■ TO DO ■
Up to and including the line with "src = ColumnDataSource(dict(x=idx, a=lif, b=lipf6))", reproduce the listing below exactly, beginning at its first line.

■ AVAILABLE DATA ■
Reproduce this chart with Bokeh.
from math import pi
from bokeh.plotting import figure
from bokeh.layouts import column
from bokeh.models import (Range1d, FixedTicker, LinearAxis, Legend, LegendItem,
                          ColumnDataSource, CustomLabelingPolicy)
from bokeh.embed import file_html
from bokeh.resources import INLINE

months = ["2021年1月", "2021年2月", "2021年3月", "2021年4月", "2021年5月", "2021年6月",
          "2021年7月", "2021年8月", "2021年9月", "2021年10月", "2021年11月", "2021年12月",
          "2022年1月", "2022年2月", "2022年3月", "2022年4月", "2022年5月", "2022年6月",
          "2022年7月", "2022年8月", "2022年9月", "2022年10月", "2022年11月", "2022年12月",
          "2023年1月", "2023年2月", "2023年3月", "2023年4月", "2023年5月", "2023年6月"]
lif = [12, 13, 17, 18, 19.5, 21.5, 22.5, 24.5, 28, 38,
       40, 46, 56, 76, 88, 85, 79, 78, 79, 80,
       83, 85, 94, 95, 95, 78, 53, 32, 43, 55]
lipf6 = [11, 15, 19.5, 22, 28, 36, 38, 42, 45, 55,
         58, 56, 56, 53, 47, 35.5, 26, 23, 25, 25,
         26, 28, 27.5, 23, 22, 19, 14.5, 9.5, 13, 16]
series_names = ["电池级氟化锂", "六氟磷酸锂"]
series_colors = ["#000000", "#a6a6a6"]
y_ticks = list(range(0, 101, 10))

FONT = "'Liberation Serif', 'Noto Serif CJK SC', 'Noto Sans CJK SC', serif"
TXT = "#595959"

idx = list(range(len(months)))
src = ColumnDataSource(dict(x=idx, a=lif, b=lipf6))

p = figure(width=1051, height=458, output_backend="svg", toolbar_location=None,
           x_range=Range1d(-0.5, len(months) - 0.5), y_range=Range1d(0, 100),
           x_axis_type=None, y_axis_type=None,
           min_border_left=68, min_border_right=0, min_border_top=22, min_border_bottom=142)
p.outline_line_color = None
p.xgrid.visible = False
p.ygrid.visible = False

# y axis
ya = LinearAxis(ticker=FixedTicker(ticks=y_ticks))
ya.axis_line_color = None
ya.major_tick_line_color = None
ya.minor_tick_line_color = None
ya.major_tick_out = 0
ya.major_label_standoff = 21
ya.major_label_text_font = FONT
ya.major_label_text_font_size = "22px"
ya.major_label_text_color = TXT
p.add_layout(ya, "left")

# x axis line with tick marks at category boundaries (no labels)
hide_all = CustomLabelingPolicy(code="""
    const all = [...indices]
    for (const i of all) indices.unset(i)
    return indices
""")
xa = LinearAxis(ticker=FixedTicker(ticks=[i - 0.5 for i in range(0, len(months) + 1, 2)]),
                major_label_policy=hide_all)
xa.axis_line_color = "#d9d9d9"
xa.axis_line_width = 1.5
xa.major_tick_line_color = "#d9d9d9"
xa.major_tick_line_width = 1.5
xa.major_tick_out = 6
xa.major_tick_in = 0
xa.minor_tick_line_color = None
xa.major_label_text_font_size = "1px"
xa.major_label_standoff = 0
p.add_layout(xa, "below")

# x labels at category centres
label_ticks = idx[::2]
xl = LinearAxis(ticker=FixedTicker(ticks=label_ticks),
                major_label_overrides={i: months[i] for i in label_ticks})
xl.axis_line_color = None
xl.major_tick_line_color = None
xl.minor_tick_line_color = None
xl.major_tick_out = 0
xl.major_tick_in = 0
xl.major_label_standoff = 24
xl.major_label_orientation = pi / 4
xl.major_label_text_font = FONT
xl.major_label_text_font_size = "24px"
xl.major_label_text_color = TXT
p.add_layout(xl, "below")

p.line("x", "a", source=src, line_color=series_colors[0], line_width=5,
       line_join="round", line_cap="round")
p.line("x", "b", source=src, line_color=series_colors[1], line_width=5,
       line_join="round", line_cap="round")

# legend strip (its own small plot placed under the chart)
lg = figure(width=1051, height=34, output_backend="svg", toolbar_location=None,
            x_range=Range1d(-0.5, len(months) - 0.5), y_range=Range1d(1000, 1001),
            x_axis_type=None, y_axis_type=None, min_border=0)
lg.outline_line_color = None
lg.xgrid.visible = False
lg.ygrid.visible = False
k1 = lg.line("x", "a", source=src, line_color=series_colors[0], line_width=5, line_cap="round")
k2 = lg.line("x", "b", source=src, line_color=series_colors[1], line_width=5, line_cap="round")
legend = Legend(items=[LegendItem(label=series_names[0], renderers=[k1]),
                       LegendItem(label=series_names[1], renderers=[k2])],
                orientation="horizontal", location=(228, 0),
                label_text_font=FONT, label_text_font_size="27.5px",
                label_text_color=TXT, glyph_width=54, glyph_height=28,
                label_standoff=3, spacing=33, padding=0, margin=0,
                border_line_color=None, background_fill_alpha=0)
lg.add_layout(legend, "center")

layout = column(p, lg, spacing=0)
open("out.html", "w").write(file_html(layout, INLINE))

■ EXERCISE ANSWER ■
Reproduce this chart with Bokeh.
from math import pi
from bokeh.plotting import figure
from bokeh.layouts import column
from bokeh.models import (Range1d, FixedTicker, LinearAxis, Legend, LegendItem,
                          ColumnDataSource, CustomLabelingPolicy)
from bokeh.embed import file_html
from bokeh.resources import INLINE

months = ["2021年1月", "2021年2月", "2021年3月", "2021年4月", "2021年5月", "2021年6月",
          "2021年7月", "2021年8月", "2021年9月", "2021年10月", "2021年11月", "2021年12月",
          "2022年1月", "2022年2月", "2022年3月", "2022年4月", "2022年5月", "2022年6月",
          "2022年7月", "2022年8月", "2022年9月", "2022年10月", "2022年11月", "2022年12月",
          "2023年1月", "2023年2月", "2023年3月", "2023年4月", "2023年5月", "2023年6月"]
lif = [12, 13, 17, 18, 19.5, 21.5, 22.5, 24.5, 28, 38,
       40, 46, 56, 76, 88, 85, 79, 78, 79, 80,
       83, 85, 94, 95, 95, 78, 53, 32, 43, 55]
lipf6 = [11, 15, 19.5, 22, 28, 36, 38, 42, 45, 55,
         58, 56, 56, 53, 47, 35.5, 26, 23, 25, 25,
         26, 28, 27.5, 23, 22, 19, 14.5, 9.5, 13, 16]
series_names = ["电池级氟化锂", "六氟磷酸锂"]
series_colors = ["#000000", "#a6a6a6"]
y_ticks = list(range(0, 101, 10))

FONT = "'Liberation Serif', 'Noto Serif CJK SC', 'Noto Sans CJK SC', serif"
TXT = "#595959"

idx = list(range(len(months)))
src = ColumnDataSource(dict(x=idx, a=lif, b=lipf6))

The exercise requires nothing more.